-- Set task --
Set down, exactly as written, the lines from the top of the data to the line that holds "const currentPrice = 109.769;", and omit the pictures.

-- Data lines --
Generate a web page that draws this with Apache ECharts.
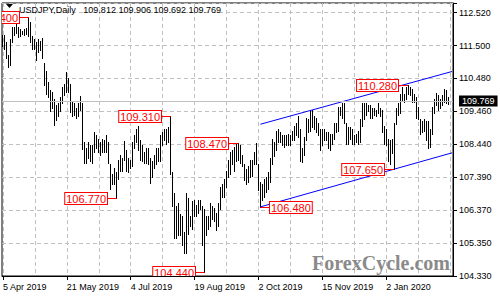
<!DOCTYPE html>
<html><head><meta charset="utf-8">
<script src="https://cdn.jsdelivr.net/npm/echarts@6/dist/echarts.min.js"></script>
<style>html,body{margin:0;padding:0;background:#fff}#c{width:500px;height:300px}</style>
</head><body><div id="c"></div>
<script>
const headerText = 'USDJPY,Daily   109.812 109.906 109.692 109.769';
const startDate = '2019-04-05';
const holidays = ['2019-12-25', '2020-01-01'];
const xTickLabels = ['5 Apr 2019', '21 May 2019', '4 Jul 2019', '19 Aug 2019', '2 Oct 2019', '15 Nov 2019', '2 Jan 2020'];
const yTickLabels = ['104.330', '105.350', '106.370', '107.390', '108.440', '109.460', '110.480', '111.500', '112.520'];
const yMin = 104.33, yMax = 112.82, yStep = 1.02375;
const currentPrice = 109.769;

const highs = [
111.83,111.81,111.60,111.20,111.70,112.08,112.08,112.17,112.08,112.00,111.95,112.00,112.04,112.40,112.22,111.80,111.70,111.60,111.70,111.65,
111.72,110.95,110.70,110.35,110.10,110.05,109.85,109.65,109.70,109.90,110.20,110.30,110.67,110.50,110.30,109.75,109.70,109.55,109.70,109.92,
109.70,108.50,108.30,108.50,108.40,108.40,108.80,108.70,108.60,108.50,108.60,108.55,108.70,108.50,107.80,107.50,107.70,107.55,107.95,108.10,
108.00,108.53,108.25,108.00,107.95,108.50,108.72,108.90,108.99,108.55,108.40,108.20,108.30,108.30,108.00,107.90,108.10,108.30,108.30,108.70,
108.80,108.90,108.90,108.95,109.31,107.55,106.90,106.50,106.60,106.25,106.20,105.70,106.90,106.75,106.20,106.65,106.70,106.55,106.70,106.70,
106.50,106.40,106.20,106.20,106.60,106.50,106.45,106.30,106.60,107.10,107.20,107.35,107.60,107.95,108.20,108.25,108.35,108.45,108.47,108.40,
108.10,107.80,107.65,107.75,107.95,107.95,108.20,108.47,107.80,107.25,107.20,107.35,107.40,107.55,108.00,108.60,108.50,108.85,108.90,108.80,
108.70,108.70,108.70,108.75,108.70,108.85,109.00,109.10,109.30,108.90,108.30,108.65,109.25,109.20,109.48,109.50,109.30,109.25,109.10,108.90,
108.90,108.90,108.80,108.80,108.75,108.75,109.10,109.10,109.60,109.60,109.70,109.72,109.10,108.95,108.95,108.90,108.70,108.75,108.85,109.20,
109.70,109.70,109.70,109.65,109.65,109.55,109.55,109.50,109.70,109.55,109.50,109.00,108.90,108.60,108.55,108.60,109.10,109.55,109.70,110.00,
110.20,110.00,110.20,110.28,110.20,110.15,110.00,109.90,109.60,109.20,109.15,109.20,109.15,109.15,108.90,109.60,109.85,110.02,109.95,109.85,
109.95,110.14,110.10,109.906
];
const lows = [
111.47,111.38,111.10,110.84,110.90,111.60,111.83,111.90,111.75,111.80,111.86,111.82,111.86,111.80,111.60,111.40,111.40,111.05,111.30,111.35,
111.10,110.28,110.00,109.90,109.47,109.55,109.02,109.17,109.30,109.45,109.70,109.95,110.05,110.05,109.43,109.30,109.35,109.25,109.30,109.50,
108.28,107.85,107.85,108.00,107.90,107.85,108.20,108.30,108.20,108.10,108.20,108.20,108.20,107.85,107.05,107.20,107.20,106.77,107.35,107.60,
107.60,107.95,107.60,107.55,107.70,107.75,108.30,108.50,108.25,107.95,107.90,107.85,107.85,107.80,107.21,107.40,107.70,107.80,107.90,107.90,
108.40,108.55,108.45,108.50,107.50,106.50,105.52,105.50,105.60,105.60,105.30,105.05,105.05,105.65,105.90,105.80,106.20,106.20,106.30,106.40,
105.30,104.44,105.60,105.80,105.90,106.10,106.05,105.75,105.90,106.40,106.80,106.80,107.10,107.40,107.50,107.80,107.60,107.90,107.95,107.85,
107.75,107.30,107.20,107.25,107.40,107.45,107.80,107.80,107.00,106.48,106.70,106.80,106.95,107.05,107.25,107.80,108.05,108.25,108.50,108.50,
108.40,108.35,108.40,108.40,108.40,108.55,108.55,108.70,108.65,107.90,107.88,108.10,108.55,108.80,108.85,108.95,108.90,108.80,108.70,108.25,
108.40,108.55,108.55,108.30,108.25,108.45,108.60,108.80,108.85,109.35,109.25,109.10,108.45,108.45,108.60,108.45,108.45,108.50,108.45,108.50,
109.00,109.20,109.35,109.45,109.25,109.25,109.35,109.30,109.40,109.30,108.80,108.45,108.40,107.90,107.80,108.15,107.65,109.05,109.35,109.40,
109.80,109.75,109.85,110.00,109.95,109.75,109.75,109.25,109.20,108.75,108.80,108.85,108.55,108.31,108.35,108.75,109.40,109.65,109.50,109.55,
109.65,109.75,109.70,109.692
];

const priceLabels = [
  { i: 13, p: 112.40, side: -1, text: '112.400' },
  { i: 57, p: 106.77, side: -1, text: '106.770' },
  { i: 84, p: 109.31, side: -1, text: '109.310' },
  { i: 101, p: 104.44, side: -1, text: '104.440' },
  { i: 118, p: 108.47, side: -1, text: '108.470' },
  { i: 129, p: 106.48, side: 1, text: '106.480' },
  { i: 196, p: 107.65, side: -1, text: '107.650' },
  { i: 203, p: 110.28, side: -1, text: '110.280' }
];
const channelUpper = [[129, 109.05], [225, 110.69]];
const channelLower = [[129, 106.48], [225, 108.16]];

const MONTHS = ['Jan','Feb','Mar','Apr','May','Jun','Jul','Aug','Sep','Oct','Nov','Dec'];
const categories = [];
(function () {
  let d = new Date(startDate + 'T00:00:00Z');
  while (categories.length < highs.length) {
    const wd = d.getUTCDay();
    const iso = d.toISOString().slice(0, 10);
    if (wd !== 0 && wd !== 6 && holidays.indexOf(iso) < 0) {
      categories.push(d.getUTCDate() + ' ' + MONTHS[d.getUTCMonth()] + ' ' + d.getUTCFullYear());
    }
    d = new Date(d.getTime() + 86400000);
  }
  categories.push('', '');
})();

const FONT = '"Liberation Sans", Arial, sans-serif';
const chart = echarts.init(document.getElementById('c'), null, { renderer: 'svg' });
const barData = highs.map((h, i) => [i, h, lows[i]]);

chart.setOption({
  animation: false,
  backgroundColor: '#fff',
  grid: { left: 2, right: 47, top: 3, bottom: 24, show: true, borderColor: '#000', borderWidth: 1, outerBoundsMode: 'none', containLabel: false },
  xAxis: {
    type: 'category', data: categories, boundaryGap: true,
    axisLine: { show: true, lineStyle: { color: '#000', width: 1 } },
    axisTick: { show: true, alignWithLabel: true, length: 4, lineStyle: { color: '#000' },
      interval: (idx, val) => xTickLabels.indexOf(val) >= 0 },
    axisLabel: { show: true, align: 'left', margin: 6, fontSize: 9, fontFamily: FONT, color: '#000',
      interval: (idx, val) => xTickLabels.indexOf(val) >= 0, hideOverlap: false },
    splitLine: { show: true, interval: 15, alignWithLabel: true, lineStyle: { color: '#c0c0c0', type: [4, 3], width: 1 } }
  },
  yAxis: {
    type: 'value', position: 'right', min: yMin, max: yMax, interval: yStep,
    axisLine: { show: true, lineStyle: { color: '#000' } },
    axisTick: { show: true, length: 4, lineStyle: { color: '#000' } },
    axisLabel: { margin: 6, fontSize: 9, fontFamily: FONT, color: '#000', showMaxLabel: true,
      formatter: v => {
        const k = Math.round((v - yMin) / yStep);
        if (Math.abs(v - (yMin + k * yStep)) > 1e-6) return '';
        return yTickLabels[k] || '';
      } },
    splitLine: { show: true, lineStyle: { color: '#c0c0c0', type: [4, 3], width: 1 } }
  },
  graphic: [
    { type: 'polygon', shape: { points: [[6, 4], [13, 4], [9.5, 8]] }, style: { fill: '#000' }, z: 100 },
    { type: 'text', left: 19, top: 5, z: 100, style: { text: headerText, font: '9px ' + FONT, fill: '#000' } },
    { type: 'text', right: 50, top: 253, z: 1, style: { text: 'ForexCycle.com', font: 'bold 20px "Liberation Serif", "Times New Roman", serif', fill: '#8a8a8a' } }
  ],
  series: [
    {
      type: 'custom', name: 'bars', data: barData, z: 3,
      encode: { x: 0, y: [1, 2] },
      renderItem: (params, api) => {
        const i = api.value(0);
        const top = api.coord([i, api.value(1)]);
        const bot = api.coord([i, api.value(2)]);
        const x = Math.floor(top[0]) + 0.5;
        return { type: 'line', shape: { x1: x, y1: Math.round(top[1]), x2: x, y2: Math.round(bot[1]) + 1 },
          style: { stroke: '#000', lineWidth: 1 } };
      },
      markLine: {
        silent: true, symbol: 'none', animation: false,
        lineStyle: { color: '#c0c0c0', type: 'solid', width: 1 },
        label: { show: true, position: 'end', distance: 6, formatter: currentPrice.toFixed(3),
          backgroundColor: '#000', color: '#fff', fontSize: 9, fontFamily: FONT, padding: [1, 3, 0, 3], lineHeight: 10 },
        data: [{ yAxis: currentPrice }]
      }
    },
    { type: 'line', data: channelUpper, symbol: 'none', z: 4, lineStyle: { color: '#0000ff', width: 1 } },
    { type: 'line', data: channelLower, symbol: 'none', z: 4, lineStyle: { color: '#0000ff', width: 1 } },
    {
      type: 'custom', name: 'labels', data: priceLabels.map(l => [l.i, l.p]), z: 5, clip: true,
      renderItem: (params, api) => {
        const L = priceLabels[params.dataIndex];
        const a = api.coord([L.i, L.p]);
        const b = api.coord([L.i + L.side * 5, L.p]);
        const y = Math.round(a[1]) + 0.5;
        return { type: 'group', children: [
          { type: 'line', shape: { x1: a[0], y1: y, x2: b[0], y2: y }, style: { stroke: '#ff0000', lineWidth: 1 } },
          { type: 'text', x: Math.round(b[0]), y: y,
            style: { text: L.text, fill: '#ff0000', fontSize: 11, fontFamily: FONT,
              align: L.side < 0 ? 'right' : 'left', verticalAlign: 'middle',
              backgroundColor: '#fff', borderColor: '#ff0000', borderWidth: 1,
              padding: [1, 1, 0, 1], lineHeight: 10 } }
        ] };
      }
    }
  ]
});
</script></body></html>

-- Solution to this exercise --
Generate a web page that draws this with Apache ECharts.
<!DOCTYPE html>
<html><head><meta charset="utf-8">
<script src="https://cdn.jsdelivr.net/npm/echarts@6/dist/echarts.min.js"></script>
<style>html,body{margin:0;padding:0;background:#fff}#c{width:500px;height:300px}</style>
</head><body><div id="c"></div>
<script>
const headerText = 'USDJPY,Daily   109.812 109.906 109.692 109.769';
const startDate = '2019-04-05';
const holidays = ['2019-12-25', '2020-01-01'];
const xTickLabels = ['5 Apr 2019', '21 May 2019', '4 Jul 2019', '19 Aug 2019', '2 Oct 2019', '15 Nov 2019', '2 Jan 2020'];
const yTickLabels = ['104.330', '105.350', '106.370', '107.390', '108.440', '109.460', '110.480', '111.500', '112.520'];
const yMin = 104.33, yMax = 112.82, yStep = 1.02375;
const currentPrice = 109.769;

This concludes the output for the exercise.